It's important to understand that what JJ considers a listening test and what the ABX/Hydogen Audio skeptics crowd considers a listening test are two very very different things.
Perhaps JJ can explain what he considers a listening test and how it's different from the Hydrogenaudio standpoint.I was somehow under the impression they were not that different.
Including positive and negative controls, lots of training for the test as well as familiarity with the equipment and music, and equiment validation are the biggies.Test evaluation might be an issue, too. Many tests, including some of the MPEG tests and 1116 make assumptions that the entire population reacts the same to impairments. While basic masking is universal, what people dislike when they can hear something is NOT universal.
Pio's post does make mention of relegating ABX testing as practice trials, so training is touched upon at least indirectly.I don't see that we should go out of our way to engage in some debate by proxy. Maybe those players who are members here can have the debate here. Those who are not members can certainly join so long as they do so in compliance with our rules, namely TOS12. Personally I'm not interested in advocating for yet another thread dedicated to trolling TOS8, however (somewhat related to those who aren't welcome back per TOS12).
With all due respect to Mr. J., while his criticism of many of our public mass listening tests is valid, we do not stick to that approach dogmatically. Our intent in those tests is to get ordinary-citizen feedback regarding codec quality. All of his criticisms can be addressed without violating TOS8 in any way, they just make tests harder to conduct. We're aiming to maximize the audience we get feedback from, not maximize the quality of the results. Furthermore, as an Internet-based community, some criticisms are nigh impossible to address, such as equipment validation.
I think the criticisms were made in good faith without the intent of demeaning what we do. I fear that this thread will become divisive.
Lots of the personal listening tests are by people with considerable training. As for abx tests by me members the goal is determine if a given file or system is good enough for that individual. In this case training may not even be desirable let alone necessary. I think it comes down to what you want to measure and how you analyze the results.
Honestly, I think our procedure is fine, given what we're trying to achieve. We get statistically significant results. There's no need to change anything.
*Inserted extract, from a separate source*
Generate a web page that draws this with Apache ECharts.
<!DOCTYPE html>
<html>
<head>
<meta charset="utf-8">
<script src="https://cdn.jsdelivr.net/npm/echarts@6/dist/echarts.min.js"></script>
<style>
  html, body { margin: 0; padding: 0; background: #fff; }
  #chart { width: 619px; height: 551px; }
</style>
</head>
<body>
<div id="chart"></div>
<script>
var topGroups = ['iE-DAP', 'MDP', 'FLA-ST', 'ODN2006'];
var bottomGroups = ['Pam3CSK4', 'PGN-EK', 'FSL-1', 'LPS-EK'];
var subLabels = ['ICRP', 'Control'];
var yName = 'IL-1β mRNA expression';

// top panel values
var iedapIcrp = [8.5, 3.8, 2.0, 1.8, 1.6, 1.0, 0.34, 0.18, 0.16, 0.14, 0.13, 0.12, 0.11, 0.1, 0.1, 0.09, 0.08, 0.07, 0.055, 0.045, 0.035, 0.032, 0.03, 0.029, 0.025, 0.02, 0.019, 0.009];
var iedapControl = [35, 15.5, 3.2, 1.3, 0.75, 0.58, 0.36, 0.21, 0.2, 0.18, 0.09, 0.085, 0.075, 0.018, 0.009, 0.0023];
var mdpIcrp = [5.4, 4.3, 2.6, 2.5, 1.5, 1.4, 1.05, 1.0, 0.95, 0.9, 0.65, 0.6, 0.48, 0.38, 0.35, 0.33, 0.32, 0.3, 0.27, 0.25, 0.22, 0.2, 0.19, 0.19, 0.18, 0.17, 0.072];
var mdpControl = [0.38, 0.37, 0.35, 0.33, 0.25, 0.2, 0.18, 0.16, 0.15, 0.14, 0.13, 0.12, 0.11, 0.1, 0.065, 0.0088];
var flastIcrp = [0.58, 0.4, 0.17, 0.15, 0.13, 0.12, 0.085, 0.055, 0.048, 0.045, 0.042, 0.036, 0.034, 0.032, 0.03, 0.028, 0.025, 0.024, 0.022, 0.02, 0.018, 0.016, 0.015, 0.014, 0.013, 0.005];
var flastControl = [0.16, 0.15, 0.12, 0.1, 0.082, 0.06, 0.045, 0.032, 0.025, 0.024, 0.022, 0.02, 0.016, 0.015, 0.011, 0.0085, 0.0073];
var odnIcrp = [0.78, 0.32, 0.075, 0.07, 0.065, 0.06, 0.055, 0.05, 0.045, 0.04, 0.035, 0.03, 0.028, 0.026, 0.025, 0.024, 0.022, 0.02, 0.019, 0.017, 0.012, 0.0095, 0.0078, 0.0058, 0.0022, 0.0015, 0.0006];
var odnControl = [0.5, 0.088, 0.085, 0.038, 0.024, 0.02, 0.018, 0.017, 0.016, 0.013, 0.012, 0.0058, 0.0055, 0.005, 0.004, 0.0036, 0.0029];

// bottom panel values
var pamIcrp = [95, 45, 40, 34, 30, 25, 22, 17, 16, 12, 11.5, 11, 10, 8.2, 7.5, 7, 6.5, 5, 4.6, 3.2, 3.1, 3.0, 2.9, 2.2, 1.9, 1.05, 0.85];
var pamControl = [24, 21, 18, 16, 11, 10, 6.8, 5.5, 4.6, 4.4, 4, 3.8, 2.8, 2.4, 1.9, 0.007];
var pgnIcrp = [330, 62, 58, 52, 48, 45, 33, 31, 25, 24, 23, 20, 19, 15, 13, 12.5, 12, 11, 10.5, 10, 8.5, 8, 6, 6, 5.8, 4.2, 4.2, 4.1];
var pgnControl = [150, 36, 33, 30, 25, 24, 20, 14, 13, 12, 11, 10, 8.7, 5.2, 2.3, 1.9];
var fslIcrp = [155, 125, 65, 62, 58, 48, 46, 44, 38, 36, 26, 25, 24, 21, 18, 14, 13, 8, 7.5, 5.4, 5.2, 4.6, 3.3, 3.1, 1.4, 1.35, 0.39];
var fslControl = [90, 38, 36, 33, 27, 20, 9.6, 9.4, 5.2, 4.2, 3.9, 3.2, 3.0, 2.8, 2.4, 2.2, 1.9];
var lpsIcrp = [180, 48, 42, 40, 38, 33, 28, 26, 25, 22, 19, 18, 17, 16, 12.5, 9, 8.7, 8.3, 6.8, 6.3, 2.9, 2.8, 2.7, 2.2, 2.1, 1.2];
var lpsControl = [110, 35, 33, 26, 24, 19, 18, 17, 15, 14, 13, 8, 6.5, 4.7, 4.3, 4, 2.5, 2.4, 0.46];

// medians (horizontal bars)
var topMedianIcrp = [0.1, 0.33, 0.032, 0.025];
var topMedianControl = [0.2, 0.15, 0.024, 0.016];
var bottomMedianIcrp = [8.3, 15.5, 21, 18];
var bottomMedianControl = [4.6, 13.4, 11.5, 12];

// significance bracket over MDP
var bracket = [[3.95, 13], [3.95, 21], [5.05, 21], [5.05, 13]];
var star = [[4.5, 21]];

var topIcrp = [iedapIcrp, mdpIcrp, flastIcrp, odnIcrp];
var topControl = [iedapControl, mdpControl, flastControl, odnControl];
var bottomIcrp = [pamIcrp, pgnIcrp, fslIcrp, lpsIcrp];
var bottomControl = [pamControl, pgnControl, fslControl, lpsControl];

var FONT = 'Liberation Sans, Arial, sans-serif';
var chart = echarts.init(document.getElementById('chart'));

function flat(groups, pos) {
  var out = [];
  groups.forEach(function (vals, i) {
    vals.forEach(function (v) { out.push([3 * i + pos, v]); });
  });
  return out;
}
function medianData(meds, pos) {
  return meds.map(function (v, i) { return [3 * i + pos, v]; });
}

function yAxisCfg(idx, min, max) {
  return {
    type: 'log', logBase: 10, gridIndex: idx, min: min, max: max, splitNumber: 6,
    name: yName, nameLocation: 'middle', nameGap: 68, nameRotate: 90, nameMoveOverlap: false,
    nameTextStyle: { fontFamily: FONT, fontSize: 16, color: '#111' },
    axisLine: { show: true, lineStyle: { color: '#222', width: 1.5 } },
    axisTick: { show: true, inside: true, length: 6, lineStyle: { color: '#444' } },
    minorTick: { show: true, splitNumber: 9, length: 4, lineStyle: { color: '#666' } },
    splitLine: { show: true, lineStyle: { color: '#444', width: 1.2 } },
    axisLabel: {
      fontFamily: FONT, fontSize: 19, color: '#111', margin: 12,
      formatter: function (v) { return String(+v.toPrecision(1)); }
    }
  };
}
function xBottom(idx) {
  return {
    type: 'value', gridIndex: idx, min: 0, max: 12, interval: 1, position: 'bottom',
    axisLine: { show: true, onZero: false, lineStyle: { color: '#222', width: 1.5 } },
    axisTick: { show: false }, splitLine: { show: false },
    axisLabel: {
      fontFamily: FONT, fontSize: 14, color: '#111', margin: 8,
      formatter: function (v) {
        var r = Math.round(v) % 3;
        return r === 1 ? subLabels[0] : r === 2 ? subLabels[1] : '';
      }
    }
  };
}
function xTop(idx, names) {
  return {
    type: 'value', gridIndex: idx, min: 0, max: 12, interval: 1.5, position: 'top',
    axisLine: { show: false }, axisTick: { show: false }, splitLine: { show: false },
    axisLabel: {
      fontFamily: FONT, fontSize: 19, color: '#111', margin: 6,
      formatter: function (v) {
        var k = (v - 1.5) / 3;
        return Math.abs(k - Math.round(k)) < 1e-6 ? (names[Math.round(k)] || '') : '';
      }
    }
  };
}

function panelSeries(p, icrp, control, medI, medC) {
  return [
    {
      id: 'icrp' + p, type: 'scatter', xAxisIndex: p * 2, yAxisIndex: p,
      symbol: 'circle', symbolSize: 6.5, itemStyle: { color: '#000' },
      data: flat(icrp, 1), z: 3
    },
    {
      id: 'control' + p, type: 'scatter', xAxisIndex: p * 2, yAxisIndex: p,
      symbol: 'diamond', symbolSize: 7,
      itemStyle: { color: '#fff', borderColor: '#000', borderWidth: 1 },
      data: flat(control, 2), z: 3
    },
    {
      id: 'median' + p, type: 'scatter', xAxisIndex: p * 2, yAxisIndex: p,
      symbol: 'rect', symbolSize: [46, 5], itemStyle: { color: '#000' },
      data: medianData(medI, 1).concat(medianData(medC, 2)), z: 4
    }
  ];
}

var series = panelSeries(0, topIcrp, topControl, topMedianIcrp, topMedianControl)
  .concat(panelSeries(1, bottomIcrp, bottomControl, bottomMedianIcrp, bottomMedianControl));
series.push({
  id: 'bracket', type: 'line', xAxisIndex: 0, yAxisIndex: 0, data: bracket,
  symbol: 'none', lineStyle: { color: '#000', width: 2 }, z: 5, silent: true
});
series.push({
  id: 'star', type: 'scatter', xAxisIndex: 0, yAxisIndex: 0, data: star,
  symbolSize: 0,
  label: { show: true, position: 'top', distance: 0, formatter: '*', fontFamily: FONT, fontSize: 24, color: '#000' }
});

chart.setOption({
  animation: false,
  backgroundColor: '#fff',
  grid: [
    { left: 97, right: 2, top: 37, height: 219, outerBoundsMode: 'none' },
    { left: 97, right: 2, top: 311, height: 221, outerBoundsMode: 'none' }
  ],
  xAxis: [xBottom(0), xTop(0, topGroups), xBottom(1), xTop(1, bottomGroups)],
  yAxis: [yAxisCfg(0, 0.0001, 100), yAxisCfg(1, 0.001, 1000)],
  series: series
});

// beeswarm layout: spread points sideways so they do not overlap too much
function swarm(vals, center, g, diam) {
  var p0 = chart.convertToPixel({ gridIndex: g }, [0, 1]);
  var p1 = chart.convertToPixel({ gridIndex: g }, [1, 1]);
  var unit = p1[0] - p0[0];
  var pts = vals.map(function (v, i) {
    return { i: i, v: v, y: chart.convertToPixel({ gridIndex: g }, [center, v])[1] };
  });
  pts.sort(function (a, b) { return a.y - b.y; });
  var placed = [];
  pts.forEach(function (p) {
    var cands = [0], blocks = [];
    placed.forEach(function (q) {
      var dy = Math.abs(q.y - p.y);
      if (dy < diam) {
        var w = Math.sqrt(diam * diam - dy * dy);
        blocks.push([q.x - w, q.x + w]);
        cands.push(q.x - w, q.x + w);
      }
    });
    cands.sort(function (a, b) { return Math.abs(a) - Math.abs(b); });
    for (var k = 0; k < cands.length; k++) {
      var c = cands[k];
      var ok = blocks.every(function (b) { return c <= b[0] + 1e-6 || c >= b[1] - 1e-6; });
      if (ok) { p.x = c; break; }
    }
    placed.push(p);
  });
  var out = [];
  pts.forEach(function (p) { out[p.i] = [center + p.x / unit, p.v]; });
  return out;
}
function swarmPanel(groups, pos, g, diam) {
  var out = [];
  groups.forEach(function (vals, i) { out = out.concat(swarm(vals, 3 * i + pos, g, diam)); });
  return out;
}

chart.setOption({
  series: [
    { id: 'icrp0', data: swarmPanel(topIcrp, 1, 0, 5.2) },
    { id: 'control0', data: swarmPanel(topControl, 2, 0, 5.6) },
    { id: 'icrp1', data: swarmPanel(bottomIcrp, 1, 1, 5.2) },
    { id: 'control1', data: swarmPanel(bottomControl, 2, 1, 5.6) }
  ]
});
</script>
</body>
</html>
We can run tests with altered procedure, should there be a desire, but what would the goal of such a test be?
Would it help if I put air-quotes around "guilty" and "charged"?
Quote from: krabapple on 23 November, 2012, 10:09:07 PMWould it help if I put air-quotes around "guilty" and "charged"?Not that it has anything to do with attracting TOS8 bashing, but you should suggest a new title that is compliant with TOS #6. The current one doesn't make the grade, with or without scary quotes.
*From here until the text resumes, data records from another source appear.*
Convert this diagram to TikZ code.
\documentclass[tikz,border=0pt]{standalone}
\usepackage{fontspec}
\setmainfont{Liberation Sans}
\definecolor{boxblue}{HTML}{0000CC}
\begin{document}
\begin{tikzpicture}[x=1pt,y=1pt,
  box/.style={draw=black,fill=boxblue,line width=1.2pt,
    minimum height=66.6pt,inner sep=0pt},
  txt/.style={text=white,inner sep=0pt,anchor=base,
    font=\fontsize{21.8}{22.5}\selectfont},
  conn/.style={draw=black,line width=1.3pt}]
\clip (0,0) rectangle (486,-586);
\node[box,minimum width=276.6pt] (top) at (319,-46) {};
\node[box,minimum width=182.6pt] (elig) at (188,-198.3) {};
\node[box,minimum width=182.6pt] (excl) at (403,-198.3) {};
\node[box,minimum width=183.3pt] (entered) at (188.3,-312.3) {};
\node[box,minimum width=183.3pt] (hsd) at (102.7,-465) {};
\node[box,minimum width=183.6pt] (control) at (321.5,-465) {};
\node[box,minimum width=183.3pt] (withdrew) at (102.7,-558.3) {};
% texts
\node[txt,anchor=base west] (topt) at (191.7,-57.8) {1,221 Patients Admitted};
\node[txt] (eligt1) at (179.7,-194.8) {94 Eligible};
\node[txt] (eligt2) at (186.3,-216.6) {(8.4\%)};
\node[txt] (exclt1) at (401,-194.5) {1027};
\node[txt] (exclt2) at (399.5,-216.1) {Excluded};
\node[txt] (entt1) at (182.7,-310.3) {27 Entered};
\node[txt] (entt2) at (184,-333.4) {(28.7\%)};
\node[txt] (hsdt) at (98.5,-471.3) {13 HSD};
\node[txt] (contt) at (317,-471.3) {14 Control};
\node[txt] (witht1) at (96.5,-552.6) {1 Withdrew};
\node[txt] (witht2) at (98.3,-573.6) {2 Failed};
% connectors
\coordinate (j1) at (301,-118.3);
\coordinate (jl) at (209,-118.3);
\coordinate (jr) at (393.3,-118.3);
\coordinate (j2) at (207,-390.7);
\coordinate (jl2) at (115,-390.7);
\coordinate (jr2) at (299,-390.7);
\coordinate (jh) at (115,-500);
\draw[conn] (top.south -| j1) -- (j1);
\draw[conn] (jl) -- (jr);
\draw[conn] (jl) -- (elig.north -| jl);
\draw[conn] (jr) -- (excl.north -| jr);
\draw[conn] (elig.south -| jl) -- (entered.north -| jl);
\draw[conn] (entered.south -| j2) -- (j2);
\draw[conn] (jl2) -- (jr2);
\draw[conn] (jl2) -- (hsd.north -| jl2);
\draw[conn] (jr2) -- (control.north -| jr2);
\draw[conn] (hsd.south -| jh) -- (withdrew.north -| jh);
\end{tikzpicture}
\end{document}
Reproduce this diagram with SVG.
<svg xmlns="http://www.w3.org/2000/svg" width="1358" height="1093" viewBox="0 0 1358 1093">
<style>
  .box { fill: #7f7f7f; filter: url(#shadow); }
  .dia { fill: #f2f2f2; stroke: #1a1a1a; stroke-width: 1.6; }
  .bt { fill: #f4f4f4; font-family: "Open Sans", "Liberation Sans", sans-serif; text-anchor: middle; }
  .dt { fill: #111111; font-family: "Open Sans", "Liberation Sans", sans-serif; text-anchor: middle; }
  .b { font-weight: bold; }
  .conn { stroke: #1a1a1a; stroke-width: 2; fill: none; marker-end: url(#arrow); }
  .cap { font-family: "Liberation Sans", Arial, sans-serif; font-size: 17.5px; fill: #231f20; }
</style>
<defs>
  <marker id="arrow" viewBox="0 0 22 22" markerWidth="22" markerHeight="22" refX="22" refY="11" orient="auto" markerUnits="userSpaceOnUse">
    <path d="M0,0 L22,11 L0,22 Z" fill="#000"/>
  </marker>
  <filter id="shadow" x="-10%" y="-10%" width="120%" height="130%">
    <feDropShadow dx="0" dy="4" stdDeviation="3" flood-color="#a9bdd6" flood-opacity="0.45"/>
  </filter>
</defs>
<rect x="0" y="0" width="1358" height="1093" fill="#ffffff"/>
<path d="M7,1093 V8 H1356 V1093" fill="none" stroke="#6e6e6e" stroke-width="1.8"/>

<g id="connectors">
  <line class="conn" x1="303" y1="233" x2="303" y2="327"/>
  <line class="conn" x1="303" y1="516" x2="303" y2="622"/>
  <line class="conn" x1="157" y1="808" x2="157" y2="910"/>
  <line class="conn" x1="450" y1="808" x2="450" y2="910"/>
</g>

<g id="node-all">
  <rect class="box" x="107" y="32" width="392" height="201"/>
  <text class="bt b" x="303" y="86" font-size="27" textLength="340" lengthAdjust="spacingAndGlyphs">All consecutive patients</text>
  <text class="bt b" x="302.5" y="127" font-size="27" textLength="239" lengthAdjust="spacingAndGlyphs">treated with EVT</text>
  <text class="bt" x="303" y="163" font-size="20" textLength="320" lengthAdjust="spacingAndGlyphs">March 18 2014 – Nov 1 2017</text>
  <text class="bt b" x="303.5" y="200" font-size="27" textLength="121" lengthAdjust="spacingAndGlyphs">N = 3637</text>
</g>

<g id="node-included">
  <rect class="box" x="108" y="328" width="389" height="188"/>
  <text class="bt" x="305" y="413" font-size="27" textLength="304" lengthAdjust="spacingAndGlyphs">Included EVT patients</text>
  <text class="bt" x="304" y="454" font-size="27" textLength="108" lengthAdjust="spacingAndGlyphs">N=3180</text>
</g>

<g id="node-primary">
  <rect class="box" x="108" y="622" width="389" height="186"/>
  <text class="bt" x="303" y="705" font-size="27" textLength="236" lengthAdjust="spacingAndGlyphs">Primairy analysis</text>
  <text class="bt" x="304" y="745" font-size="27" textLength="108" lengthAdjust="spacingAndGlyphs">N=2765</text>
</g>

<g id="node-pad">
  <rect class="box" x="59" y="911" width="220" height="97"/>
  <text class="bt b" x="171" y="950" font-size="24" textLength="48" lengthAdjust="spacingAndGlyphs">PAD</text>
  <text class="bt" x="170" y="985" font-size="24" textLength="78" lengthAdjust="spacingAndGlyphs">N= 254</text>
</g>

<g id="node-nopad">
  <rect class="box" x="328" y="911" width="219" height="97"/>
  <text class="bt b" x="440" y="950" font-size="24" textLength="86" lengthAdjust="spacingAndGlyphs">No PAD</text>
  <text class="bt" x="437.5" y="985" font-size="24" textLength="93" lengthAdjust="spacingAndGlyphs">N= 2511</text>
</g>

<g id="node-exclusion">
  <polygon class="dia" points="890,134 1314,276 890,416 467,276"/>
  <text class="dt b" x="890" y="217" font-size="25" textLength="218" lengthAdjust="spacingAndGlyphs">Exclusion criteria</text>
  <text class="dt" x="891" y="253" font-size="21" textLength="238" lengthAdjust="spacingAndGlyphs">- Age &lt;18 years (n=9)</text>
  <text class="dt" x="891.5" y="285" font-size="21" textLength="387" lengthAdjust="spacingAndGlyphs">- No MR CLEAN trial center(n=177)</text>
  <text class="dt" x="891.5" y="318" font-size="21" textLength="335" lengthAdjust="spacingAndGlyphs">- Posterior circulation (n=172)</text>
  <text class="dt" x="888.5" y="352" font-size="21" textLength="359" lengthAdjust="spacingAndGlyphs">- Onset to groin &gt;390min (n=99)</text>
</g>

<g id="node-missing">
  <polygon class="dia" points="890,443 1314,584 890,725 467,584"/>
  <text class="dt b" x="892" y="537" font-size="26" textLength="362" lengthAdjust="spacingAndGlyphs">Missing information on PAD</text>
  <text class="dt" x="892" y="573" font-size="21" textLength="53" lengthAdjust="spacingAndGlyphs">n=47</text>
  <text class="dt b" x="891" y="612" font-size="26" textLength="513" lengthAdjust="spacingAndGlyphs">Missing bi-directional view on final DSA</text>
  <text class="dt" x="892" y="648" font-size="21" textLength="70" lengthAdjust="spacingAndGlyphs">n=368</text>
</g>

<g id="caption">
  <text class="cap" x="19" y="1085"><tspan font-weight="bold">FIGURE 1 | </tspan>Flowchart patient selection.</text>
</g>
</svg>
Also, if we're talking about forum policy, this discussion belongs in site related discussion, not listening tests. Please read the subforum descriptions if you haven't already.
How does what I said have anything to do with TOS 8 bashing
I am frankly surprised at the apparent offense taken to what I said. I'm simply describing standard practice.
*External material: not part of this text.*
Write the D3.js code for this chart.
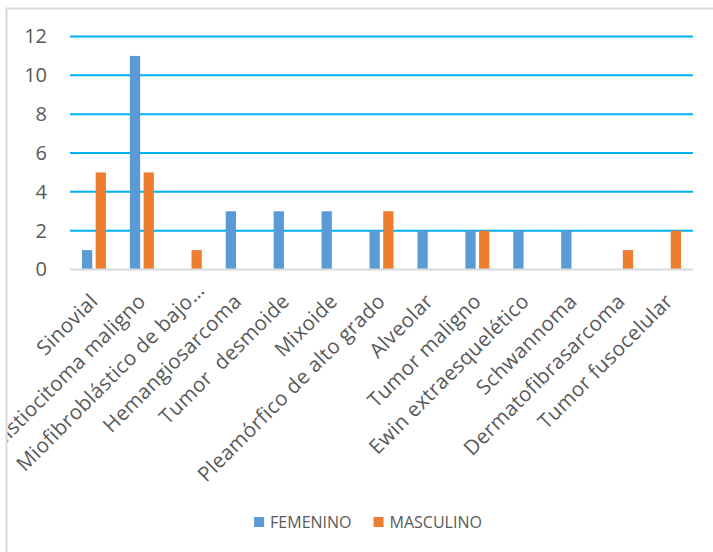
<!DOCTYPE html>
<html>
<head>
<meta charset="utf-8">
<script src="https://cdn.jsdelivr.net/npm/d3@7"></script>
<style>
  html, body { margin: 0; padding: 0; background: #fff; }
  svg { display: block; font-family: "Open Sans", "DejaVu Sans", sans-serif; }
</style>
</head>
<body>
<svg id="chart" width="713" height="552"></svg>
<script>
// Tumour types (x-axis categories)
const categories = [
  "Sinovial",
  "Histiocitoma maligno",
  "Miofibroblástico de bajo…",
  "Hemangiosarcoma",
  "Tumor  desmoide",
  "Mixoide",
  "Pleamórfico de alto grado",
  "Alveolar",
  "Tumor maligno",
  "Ewin extraesquelético",
  "Schwannoma",
  "Dermatofibrasarcoma",
  "Tumor fusocelular"
];

// Case counts by sex
const seriesNames = ["FEMENINO", "MASCULINO"];
const femenino  = [1, 11, 0, 3, 3, 3, 2, 2, 2, 2, 2, 0, 0];
const masculino = [5,  5, 1, 0, 0, 0, 3, 0, 2, 0, 0, 1, 2];

// Y-axis ticks
const yTicks = [0, 2, 4, 6, 8, 10, 12];

const colors = { FEMENINO: "#5B9BD5", MASCULINO: "#ED7D31" };
const textColor = "#595959";

const svg = d3.select("#chart");
const W = 713, H = 552;
const plot = { left: 70, right: 693, top: 36.5, bottom: 269.5 };

// Chart-area frame
svg.append("rect")
  .attr("x", 6.5).attr("y", 8.5)
  .attr("width", W + 20).attr("height", H + 20)
  .attr("fill", "#fff")
  .attr("stroke", "#D9D9D9").attr("stroke-width", 2);

const x0 = d3.scaleBand()
  .domain(categories)
  .range([plot.left, plot.right])
  .paddingInner(0.5)
  .paddingOuter(0.25);

const x1 = d3.scaleBand()
  .domain(seriesNames)
  .range([0, x0.bandwidth()])
  .paddingInner(0.25);

const y = d3.scaleLinear()
  .domain([0, 12])
  .range([plot.bottom, plot.top]);

// Horizontal gridlines
svg.append("g")
  .selectAll("line")
  .data(yTicks.filter(t => t > 0))
  .join("line")
  .attr("x1", plot.left).attr("x2", plot.right)
  .attr("y1", d => y(d)).attr("y2", d => y(d))
  .attr("stroke", "#00B0F0").attr("stroke-width", 2);

// Y axis labels
const yAxis = d3.axisLeft(y).tickValues(yTicks).tickSize(0).tickPadding(0);
const yg = svg.append("g")
  .attr("transform", `translate(${plot.left - 23},0)`)
  .call(yAxis);
yg.select(".domain").remove();
yg.selectAll("text")
  .attr("fill", textColor)
  .style("font-size", "20px")
  .style("font-family", '"Open Sans", sans-serif');

// Bars
const data = categories.map((c, i) => ({
  category: c,
  values: [
    { key: "FEMENINO", value: femenino[i] },
    { key: "MASCULINO", value: masculino[i] }
  ]
}));

svg.append("g")
  .selectAll("g")
  .data(data)
  .join("g")
  .attr("transform", d => `translate(${x0(d.category)},0)`)
  .selectAll("rect")
  .data(d => d.values.filter(v => v.value > 0))
  .join("rect")
  .attr("x", d => x1(d.key))
  .attr("width", x1.bandwidth())
  .attr("y", d => y(d.value))
  .attr("height", d => y(0) - y(d.value))
  .attr("fill", d => colors[d.key]);

// Baseline
svg.append("line")
  .attr("x1", plot.left).attr("x2", plot.right)
  .attr("y1", y(0)).attr("y2", y(0))
  .attr("stroke", "#D9D9D9").attr("stroke-width", 2);

// Category labels, rotated 45°, clipped to the chart area frame
svg.append("clipPath").attr("id", "frameClip")
  .append("rect").attr("x", 7.5).attr("y", 9.5).attr("width", W).attr("height", H);

const xg = svg.append("g")
  .attr("clip-path", "url(#frameClip)")
  .attr("transform", `translate(0,${y(0)})`)
  .call(d3.axisBottom(x0).tickSize(0).tickPadding(0));
xg.select(".domain").remove();
xg.selectAll(".tick text")
  .attr("fill", textColor)
  .style("font-size", "20.5px")
  .style("letter-spacing", "0.35px")
  .style("font-family", '"Open Sans", sans-serif')
  .style("white-space", "pre")
  .attr("text-anchor", "end")
  .attr("y", 0)
  .attr("dy", "0.35em")
  .attr("dx", d => d.endsWith("…") ? "0.75em" : "0")
  .attr("transform", "translate(0,28) rotate(-45)");

// Legend
const legend = svg.append("g");
let lx = 0;
seriesNames.forEach((name, i) => {
  const g = legend.append("g").attr("transform", `translate(${lx},0)`);
  g.append("rect")
    .attr("x", 0).attr("y", -11)
    .attr("width", 10).attr("height", 10)
    .attr("fill", colors[name]);
  const t = g.append("text")
    .attr("x", 16).attr("y", 0)
    .attr("fill", textColor)
    .style("font-size", "16px")
    .text(name);
  lx += 16 + t.node().getComputedTextLength() + 22;
});
const legendWidth = lx - 22;
legend.attr("transform", `translate(${368 - legendWidth / 2},528)`);
</script>
</body>
</html>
QuoteAlso, if we're talking about forum policy, this discussion belongs in site related discussion, not listening tests. Please read the subforum descriptions if you haven't already.Seems to me it's a it's a bit of both, and Listening Tests is the more specific of the two. But feel free to move it wherever you think it fits best.
One of the big failures of that kind of testing is the forced ranking. Such tests assume that relative rankings are transitive. We all know better.
On the other hand, listening testers might self-select anyways, so that those who go to the trouble to take such tests may very well find the request for additional documentation of their listening experience, training, etc. to be reasonable. And such documentation would be extremely useful to use HA test results as an adjunct for clinical-/institutional-grade listening tests, of the sort that jj describes.
Sorry, "transitive" doesn't describe enough well your central idea and I'm quite sure people interpret it different (read as wrong) ways.You're questioning not only HA's methodic but the whole ABC/HR, hence all previous tests which were used for standarization of lossy encoders. But that's not an issue. Everybody is free to beleive and express an ideas freely.
With the talk about "including positive and negative controls", isn't this base already covered? We've been including low and high anchors for a while now. Is there more to this criticism than just the two forms of anchor?
A negative control is A vs. A, present as ABX or ABC/hr, of course. If that's what you mean by 'high anchor', that's good.A positive control might be a low anchor, but you would then perhaps want multiple anchors. So anchors that are not tests of identity can all be positive controls IF they should all be audible.Basically, you want a positive control of a level equal to your desired test sensitivity. Yes, I know, this isn't the easiest thing in the world to spec.But any test result has to show the results of the controls.Anchors are generally for a different purpose, that of relating one test to another, of course.